Leave out the pictures, and return only the lines running from the one that contains "Convert this chart to Apache ECharts code." to the one that contains "const axisTitle = 'elution time (min)';", both included, exactly as they appear.

++++ ROWS ++++

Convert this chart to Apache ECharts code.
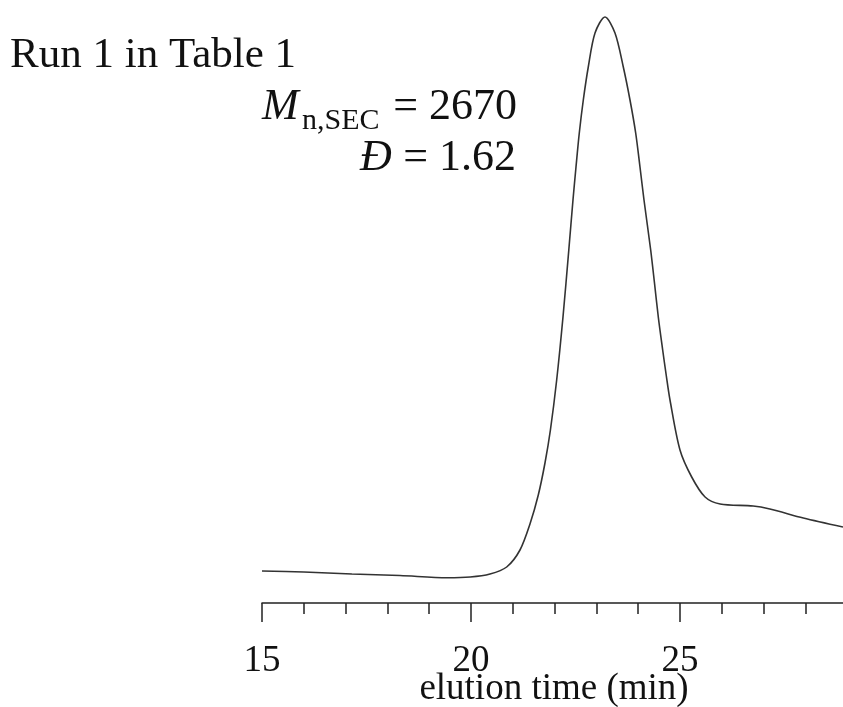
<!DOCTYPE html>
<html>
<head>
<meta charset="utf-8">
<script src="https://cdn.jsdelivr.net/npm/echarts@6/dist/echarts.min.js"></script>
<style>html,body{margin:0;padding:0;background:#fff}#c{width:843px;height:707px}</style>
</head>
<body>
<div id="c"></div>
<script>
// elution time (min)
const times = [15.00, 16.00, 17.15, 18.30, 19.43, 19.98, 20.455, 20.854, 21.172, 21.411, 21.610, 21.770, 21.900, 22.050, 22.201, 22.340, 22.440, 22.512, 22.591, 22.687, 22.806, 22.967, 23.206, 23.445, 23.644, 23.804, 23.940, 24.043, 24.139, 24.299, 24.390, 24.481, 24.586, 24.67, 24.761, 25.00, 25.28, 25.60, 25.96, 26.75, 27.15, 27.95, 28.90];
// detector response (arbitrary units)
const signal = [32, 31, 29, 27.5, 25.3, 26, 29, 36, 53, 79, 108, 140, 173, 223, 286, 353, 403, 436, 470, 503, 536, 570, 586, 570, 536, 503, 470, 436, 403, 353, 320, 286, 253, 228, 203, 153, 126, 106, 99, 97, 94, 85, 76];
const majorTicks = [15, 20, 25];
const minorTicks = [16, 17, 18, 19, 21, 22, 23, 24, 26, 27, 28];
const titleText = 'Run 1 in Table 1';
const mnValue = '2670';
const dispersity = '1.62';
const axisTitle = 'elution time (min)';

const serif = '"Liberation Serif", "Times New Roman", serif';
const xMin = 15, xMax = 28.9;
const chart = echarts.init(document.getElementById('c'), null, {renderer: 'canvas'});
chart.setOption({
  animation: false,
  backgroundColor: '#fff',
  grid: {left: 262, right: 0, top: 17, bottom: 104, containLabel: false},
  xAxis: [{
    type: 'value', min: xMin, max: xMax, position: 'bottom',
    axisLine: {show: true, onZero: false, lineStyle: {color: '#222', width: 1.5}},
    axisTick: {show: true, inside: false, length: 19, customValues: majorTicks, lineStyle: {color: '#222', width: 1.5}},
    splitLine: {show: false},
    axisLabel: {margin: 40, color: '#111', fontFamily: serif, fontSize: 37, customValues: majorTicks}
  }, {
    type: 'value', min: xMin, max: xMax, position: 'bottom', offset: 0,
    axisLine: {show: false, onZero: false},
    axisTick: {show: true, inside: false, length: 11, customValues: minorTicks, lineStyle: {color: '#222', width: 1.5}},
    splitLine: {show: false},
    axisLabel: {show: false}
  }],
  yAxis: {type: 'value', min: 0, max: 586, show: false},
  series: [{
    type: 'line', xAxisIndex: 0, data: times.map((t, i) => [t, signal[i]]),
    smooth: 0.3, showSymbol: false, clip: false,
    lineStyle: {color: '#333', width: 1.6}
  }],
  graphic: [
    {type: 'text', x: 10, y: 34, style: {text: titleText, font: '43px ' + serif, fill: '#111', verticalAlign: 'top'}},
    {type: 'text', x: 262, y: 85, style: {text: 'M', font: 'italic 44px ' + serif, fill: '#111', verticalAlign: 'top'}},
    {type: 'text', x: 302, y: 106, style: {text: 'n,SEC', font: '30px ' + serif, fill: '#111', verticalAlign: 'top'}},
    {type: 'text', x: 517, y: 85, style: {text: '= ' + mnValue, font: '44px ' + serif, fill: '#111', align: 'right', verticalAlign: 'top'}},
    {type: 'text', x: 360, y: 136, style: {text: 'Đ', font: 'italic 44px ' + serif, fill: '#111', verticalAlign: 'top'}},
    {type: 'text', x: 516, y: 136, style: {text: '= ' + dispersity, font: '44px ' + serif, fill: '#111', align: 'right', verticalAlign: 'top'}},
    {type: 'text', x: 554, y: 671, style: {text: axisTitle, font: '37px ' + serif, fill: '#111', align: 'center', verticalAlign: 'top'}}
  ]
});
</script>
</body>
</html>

++++
++++ ROWS ++++

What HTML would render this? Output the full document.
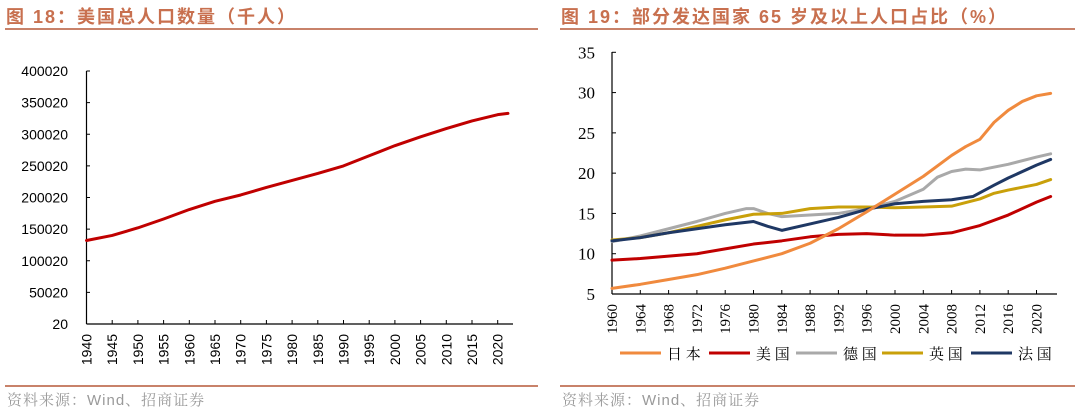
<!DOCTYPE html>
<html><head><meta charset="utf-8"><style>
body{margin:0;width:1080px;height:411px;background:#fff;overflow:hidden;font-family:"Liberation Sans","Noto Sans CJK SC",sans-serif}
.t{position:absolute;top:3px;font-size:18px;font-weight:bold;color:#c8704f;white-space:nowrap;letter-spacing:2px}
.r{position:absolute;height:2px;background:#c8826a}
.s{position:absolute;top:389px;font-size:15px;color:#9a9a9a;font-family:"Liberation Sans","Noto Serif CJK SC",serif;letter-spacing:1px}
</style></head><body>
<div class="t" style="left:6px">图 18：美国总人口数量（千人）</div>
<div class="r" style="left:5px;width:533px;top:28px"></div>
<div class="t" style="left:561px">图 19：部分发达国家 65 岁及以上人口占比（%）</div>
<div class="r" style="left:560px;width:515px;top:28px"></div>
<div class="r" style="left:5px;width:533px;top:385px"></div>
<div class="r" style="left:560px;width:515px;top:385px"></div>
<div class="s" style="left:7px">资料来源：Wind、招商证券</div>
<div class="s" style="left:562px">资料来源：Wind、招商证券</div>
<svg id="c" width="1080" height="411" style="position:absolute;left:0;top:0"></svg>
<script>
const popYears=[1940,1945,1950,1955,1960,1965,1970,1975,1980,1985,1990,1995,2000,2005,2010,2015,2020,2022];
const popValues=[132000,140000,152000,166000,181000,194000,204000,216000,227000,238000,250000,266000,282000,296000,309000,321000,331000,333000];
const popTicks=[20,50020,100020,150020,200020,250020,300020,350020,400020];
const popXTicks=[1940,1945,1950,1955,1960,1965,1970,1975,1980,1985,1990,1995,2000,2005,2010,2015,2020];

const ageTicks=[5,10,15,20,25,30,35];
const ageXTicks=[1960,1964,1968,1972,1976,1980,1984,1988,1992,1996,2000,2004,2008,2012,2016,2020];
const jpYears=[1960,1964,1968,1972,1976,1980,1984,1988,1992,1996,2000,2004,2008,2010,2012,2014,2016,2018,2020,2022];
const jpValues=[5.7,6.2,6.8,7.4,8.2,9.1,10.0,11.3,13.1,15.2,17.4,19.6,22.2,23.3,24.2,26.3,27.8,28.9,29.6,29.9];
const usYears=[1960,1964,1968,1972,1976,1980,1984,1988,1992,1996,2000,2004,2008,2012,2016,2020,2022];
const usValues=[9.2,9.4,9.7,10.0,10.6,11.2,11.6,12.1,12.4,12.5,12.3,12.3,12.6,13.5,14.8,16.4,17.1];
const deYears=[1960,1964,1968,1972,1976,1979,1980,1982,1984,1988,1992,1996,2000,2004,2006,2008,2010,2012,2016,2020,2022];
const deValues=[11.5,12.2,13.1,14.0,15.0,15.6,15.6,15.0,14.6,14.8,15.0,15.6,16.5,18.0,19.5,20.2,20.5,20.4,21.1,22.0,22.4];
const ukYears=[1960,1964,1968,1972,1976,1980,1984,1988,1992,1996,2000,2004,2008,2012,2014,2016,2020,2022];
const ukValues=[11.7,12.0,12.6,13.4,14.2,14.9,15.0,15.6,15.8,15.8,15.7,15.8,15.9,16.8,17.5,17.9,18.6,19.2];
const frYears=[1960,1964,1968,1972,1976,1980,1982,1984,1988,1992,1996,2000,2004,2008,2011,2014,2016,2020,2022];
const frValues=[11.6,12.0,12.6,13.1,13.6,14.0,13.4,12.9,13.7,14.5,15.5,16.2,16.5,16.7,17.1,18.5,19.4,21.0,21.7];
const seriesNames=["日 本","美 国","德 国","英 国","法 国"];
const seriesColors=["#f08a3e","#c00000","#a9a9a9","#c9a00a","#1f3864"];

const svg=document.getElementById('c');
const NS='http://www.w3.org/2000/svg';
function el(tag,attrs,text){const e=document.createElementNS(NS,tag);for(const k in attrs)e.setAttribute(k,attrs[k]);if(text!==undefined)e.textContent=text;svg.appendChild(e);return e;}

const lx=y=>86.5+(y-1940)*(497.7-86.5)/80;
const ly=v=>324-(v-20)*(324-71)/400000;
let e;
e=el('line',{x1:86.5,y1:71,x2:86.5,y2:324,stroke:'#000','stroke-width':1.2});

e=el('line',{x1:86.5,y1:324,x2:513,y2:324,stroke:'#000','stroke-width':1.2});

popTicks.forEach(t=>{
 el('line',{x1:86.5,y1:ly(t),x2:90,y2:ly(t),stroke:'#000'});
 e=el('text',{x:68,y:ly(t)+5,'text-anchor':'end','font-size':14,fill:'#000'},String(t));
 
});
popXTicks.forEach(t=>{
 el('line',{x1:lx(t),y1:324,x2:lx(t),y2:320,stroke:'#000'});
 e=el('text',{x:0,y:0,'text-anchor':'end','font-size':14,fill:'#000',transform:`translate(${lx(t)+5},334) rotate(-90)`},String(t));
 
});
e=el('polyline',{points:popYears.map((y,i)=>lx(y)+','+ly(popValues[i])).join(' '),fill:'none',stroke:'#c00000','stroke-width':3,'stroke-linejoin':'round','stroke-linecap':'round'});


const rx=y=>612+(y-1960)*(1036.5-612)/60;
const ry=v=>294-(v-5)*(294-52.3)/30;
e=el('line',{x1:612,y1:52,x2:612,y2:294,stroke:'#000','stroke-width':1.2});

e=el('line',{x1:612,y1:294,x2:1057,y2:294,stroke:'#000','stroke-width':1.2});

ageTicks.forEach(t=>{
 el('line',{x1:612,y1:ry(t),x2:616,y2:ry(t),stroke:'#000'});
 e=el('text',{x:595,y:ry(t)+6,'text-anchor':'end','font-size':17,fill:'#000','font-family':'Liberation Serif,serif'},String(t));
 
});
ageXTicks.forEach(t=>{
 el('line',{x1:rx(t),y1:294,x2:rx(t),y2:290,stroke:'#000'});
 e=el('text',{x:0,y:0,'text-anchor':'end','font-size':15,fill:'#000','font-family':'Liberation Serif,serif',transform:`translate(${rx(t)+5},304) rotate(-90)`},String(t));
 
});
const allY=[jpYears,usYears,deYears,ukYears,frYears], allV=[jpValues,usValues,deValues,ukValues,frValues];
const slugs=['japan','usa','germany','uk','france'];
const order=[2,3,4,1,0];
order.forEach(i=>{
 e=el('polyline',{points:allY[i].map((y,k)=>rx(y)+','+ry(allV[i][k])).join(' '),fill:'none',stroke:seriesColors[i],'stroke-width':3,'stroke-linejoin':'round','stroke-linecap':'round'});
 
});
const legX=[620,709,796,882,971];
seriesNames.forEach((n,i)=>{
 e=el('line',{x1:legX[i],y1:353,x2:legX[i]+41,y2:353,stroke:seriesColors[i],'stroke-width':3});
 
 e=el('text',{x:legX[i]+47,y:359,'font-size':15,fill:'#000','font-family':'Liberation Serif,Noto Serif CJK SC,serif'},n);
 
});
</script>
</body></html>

++++

§ THE COMPLETED TASK:
Convert this chart to Apache ECharts code.
<!DOCTYPE html>
<html>
<head>
<meta charset="utf-8">
<script src="https://cdn.jsdelivr.net/npm/echarts@6/dist/echarts.min.js"></script>
<style>html,body{margin:0;padding:0;background:#fff}#c{width:843px;height:707px}</style>
</head>
<body>
<div id="c"></div>
<script>
// elution time (min)
const times = [15.00, 16.00, 17.15, 18.30, 19.43, 19.98, 20.455, 20.854, 21.172, 21.411, 21.610, 21.770, 21.900, 22.050, 22.201, 22.340, 22.440, 22.512, 22.591, 22.687, 22.806, 22.967, 23.206, 23.445, 23.644, 23.804, 23.940, 24.043, 24.139, 24.299, 24.390, 24.481, 24.586, 24.67, 24.761, 25.00, 25.28, 25.60, 25.96, 26.75, 27.15, 27.95, 28.90];
// detector response (arbitrary units)
const signal = [32, 31, 29, 27.5, 25.3, 26, 29, 36, 53, 79, 108, 140, 173, 223, 286, 353, 403, 436, 470, 503, 536, 570, 586, 570, 536, 503, 470, 436, 403, 353, 320, 286, 253, 228, 203, 153, 126, 106, 99, 97, 94, 85, 76];
const majorTicks = [15, 20, 25];
const minorTicks = [16, 17, 18, 19, 21, 22, 23, 24, 26, 27, 28];
const titleText = 'Run 1 in Table 1';
const mnValue = '2670';
const dispersity = '1.62';
const axisTitle = 'elution time (min)';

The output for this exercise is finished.